Other changes from the Commission proposal
A number of other provisions have been made more flexible in order to avoid disproportionate administrative burdens for small ports and to take into account the diversity of the port sector in Europe as well as the particular circumstances of the member states. For instance, the potential for limiting the number of service providers has been expanded, e.g. to include cases where the level of traffic does not make it economically viable for several service providers to operate. Considerations of safety, security and environmental sustainability have also been included as grounds for limiting the number of providers and for imposing public service obligations. Transitional provisions have been adapted so as not to interfere with contracts concluded before the adoption of the regulation.
Main principles introduced by the draft regulation
The principle of freedom to provide services will apply to port services under certain conditions. Member states and port management bodies will be allowed to impose minimum requirements for the provision of port services and to limit the number of service providers if necessary.

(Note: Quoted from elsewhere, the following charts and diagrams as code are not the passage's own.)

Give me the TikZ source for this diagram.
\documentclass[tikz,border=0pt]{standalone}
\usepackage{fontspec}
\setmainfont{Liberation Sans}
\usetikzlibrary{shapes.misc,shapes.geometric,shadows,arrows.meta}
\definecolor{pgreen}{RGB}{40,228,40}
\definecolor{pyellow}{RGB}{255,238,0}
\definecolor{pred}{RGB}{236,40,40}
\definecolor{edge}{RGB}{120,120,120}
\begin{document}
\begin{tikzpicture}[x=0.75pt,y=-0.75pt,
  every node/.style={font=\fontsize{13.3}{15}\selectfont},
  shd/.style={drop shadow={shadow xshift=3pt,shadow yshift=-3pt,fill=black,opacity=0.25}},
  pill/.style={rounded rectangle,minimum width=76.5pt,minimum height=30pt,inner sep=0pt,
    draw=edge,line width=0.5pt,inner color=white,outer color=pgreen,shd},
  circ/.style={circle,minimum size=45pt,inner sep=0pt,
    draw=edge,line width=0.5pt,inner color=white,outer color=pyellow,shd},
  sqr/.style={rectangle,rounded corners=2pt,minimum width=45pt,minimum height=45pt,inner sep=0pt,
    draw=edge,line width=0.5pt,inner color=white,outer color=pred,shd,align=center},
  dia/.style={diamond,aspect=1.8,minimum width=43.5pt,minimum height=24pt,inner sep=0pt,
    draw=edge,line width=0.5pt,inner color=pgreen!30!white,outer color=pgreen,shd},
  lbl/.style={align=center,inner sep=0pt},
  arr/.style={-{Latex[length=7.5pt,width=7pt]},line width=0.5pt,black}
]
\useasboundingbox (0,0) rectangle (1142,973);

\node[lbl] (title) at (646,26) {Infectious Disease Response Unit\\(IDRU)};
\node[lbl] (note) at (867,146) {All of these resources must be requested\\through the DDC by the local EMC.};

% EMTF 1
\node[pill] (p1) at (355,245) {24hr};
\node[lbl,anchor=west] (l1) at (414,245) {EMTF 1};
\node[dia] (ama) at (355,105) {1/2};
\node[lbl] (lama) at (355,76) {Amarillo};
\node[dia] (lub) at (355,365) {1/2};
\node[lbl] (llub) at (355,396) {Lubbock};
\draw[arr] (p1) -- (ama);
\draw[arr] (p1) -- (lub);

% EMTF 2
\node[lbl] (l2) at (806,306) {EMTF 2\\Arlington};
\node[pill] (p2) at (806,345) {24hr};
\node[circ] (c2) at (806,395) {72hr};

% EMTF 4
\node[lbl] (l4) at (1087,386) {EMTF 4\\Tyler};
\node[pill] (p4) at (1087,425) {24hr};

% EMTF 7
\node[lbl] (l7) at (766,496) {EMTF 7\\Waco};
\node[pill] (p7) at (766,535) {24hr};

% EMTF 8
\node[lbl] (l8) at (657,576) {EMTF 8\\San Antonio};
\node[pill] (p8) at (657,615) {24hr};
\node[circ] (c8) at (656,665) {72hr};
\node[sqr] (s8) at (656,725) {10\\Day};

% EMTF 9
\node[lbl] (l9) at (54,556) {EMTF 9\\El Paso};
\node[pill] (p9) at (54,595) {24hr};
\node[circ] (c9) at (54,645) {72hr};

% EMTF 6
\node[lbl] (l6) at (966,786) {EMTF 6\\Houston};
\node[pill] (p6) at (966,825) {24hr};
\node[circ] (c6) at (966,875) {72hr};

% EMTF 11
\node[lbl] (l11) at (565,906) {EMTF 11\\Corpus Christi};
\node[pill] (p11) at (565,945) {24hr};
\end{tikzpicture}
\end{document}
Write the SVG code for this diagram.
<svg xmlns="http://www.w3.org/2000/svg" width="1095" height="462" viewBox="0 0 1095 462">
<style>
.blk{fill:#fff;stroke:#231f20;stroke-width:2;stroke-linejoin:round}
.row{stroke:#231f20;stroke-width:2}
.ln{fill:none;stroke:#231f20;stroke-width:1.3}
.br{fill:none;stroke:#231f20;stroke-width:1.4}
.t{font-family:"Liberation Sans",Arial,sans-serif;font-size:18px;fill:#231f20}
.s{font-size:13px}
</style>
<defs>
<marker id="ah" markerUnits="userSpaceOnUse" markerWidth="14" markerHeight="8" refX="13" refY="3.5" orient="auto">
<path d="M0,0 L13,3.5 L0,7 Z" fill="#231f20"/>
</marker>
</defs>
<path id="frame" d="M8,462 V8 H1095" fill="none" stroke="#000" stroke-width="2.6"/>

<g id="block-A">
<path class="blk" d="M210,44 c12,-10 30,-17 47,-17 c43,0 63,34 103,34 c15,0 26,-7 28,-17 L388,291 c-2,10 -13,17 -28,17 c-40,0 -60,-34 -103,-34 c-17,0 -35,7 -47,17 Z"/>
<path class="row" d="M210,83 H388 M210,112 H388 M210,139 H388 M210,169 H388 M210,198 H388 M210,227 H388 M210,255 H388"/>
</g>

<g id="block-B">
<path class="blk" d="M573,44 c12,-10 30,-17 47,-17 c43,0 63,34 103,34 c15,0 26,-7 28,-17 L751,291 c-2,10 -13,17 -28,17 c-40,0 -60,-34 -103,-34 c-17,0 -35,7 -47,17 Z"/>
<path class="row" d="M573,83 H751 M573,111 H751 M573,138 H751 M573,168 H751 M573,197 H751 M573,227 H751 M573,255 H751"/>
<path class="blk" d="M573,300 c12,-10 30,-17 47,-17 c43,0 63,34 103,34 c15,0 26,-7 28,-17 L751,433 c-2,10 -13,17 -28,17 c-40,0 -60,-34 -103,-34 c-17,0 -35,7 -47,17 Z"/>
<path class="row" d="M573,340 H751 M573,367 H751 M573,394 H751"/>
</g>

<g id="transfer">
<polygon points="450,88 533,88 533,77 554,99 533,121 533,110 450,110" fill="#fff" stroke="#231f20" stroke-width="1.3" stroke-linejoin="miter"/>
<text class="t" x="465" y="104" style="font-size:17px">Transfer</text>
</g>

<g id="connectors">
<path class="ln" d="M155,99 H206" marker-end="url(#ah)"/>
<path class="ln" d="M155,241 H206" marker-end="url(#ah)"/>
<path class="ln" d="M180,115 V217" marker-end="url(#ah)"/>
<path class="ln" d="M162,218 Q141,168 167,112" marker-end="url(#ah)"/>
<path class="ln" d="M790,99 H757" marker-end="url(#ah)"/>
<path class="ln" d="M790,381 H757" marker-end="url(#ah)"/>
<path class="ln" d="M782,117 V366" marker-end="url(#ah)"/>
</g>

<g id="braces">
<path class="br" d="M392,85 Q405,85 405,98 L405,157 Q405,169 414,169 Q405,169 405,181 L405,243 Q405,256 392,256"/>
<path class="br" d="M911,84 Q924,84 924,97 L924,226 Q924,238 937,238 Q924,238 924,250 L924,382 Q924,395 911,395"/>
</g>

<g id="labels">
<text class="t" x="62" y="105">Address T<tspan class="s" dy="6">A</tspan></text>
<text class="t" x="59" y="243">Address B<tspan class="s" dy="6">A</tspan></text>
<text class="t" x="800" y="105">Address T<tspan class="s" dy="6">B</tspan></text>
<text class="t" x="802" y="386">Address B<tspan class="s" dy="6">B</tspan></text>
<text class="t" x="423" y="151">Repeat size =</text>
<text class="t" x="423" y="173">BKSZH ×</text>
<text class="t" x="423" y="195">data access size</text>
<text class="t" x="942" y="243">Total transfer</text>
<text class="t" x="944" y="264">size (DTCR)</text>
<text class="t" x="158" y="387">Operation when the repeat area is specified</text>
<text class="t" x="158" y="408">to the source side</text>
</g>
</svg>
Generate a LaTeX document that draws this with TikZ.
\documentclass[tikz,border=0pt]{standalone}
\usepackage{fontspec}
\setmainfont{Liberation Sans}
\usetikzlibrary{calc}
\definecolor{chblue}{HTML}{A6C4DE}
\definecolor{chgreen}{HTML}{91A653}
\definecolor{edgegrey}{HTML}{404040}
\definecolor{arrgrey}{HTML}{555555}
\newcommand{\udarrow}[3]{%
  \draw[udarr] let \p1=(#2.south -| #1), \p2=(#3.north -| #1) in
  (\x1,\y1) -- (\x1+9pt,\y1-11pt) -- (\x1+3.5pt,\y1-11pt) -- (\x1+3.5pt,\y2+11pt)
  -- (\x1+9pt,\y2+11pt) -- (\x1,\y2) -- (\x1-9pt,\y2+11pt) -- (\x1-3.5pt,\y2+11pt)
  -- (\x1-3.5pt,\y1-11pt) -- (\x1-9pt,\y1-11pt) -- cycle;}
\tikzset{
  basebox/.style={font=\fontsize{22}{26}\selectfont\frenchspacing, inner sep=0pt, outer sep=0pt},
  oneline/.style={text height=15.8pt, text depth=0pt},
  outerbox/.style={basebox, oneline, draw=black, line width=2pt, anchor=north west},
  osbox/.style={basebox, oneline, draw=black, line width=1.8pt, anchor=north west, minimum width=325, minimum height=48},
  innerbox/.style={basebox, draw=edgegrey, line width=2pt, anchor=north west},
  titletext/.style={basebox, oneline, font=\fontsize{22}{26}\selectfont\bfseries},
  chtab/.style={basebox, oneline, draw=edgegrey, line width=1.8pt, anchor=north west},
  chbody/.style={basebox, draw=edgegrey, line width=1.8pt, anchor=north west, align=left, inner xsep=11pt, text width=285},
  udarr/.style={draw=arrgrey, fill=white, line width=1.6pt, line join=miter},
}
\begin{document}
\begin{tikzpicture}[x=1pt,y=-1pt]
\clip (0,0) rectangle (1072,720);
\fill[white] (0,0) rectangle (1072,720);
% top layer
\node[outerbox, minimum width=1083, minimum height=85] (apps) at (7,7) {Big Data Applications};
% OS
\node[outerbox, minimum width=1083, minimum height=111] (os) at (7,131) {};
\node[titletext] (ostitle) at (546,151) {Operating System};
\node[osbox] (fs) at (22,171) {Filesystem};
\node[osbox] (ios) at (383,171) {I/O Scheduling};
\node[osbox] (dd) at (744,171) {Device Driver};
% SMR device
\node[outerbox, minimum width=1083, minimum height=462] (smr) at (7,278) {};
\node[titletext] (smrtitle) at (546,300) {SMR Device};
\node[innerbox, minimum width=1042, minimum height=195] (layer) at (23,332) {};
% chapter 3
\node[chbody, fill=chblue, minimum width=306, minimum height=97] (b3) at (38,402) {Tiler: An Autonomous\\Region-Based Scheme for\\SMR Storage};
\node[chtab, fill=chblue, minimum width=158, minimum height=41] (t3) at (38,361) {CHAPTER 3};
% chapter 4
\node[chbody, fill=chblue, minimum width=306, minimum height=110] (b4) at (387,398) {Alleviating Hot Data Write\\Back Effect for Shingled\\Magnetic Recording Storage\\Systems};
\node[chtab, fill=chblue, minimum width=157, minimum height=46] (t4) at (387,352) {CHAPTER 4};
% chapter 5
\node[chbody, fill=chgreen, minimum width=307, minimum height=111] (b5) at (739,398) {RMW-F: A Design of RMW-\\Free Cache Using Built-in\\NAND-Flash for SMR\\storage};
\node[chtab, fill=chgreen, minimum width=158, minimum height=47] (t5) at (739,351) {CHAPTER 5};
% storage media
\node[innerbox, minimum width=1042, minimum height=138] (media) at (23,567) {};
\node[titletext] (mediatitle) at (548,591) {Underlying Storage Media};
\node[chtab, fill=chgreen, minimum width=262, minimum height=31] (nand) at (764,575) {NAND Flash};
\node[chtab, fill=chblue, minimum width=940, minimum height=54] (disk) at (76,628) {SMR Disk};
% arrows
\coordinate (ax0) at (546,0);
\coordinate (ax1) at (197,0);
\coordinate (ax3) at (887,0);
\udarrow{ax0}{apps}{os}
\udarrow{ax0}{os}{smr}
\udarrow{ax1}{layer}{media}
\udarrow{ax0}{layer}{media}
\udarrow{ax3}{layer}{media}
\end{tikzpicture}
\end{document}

Where a port management body receives public funding, it will have to keep separate accounts to show how those funds have been used. New rules will also make port service charges and port infrastructure charges more transparent.
Why new rules?
The objective of the new rules is to promote fairer competition and reduce legal uncertainties, thereby encouraging efficient port services and investment in ports. This can bring down costs for transport users. It can also help create new short sea links and improve the integration of maritime transport with other transport modes.
The transparency in financial relations between the state, ports and port service operators is expected to contribute to better allocation of public funds and to the effective and fair application of EU competition rules in ports.
The Commission sent the proposal (10154/13) to the Council in May 2013, together with a communication entitled "Ports: an engine for growth" (10160/13). For the legal act to be adopted it will also have to be approved by the European Parliament.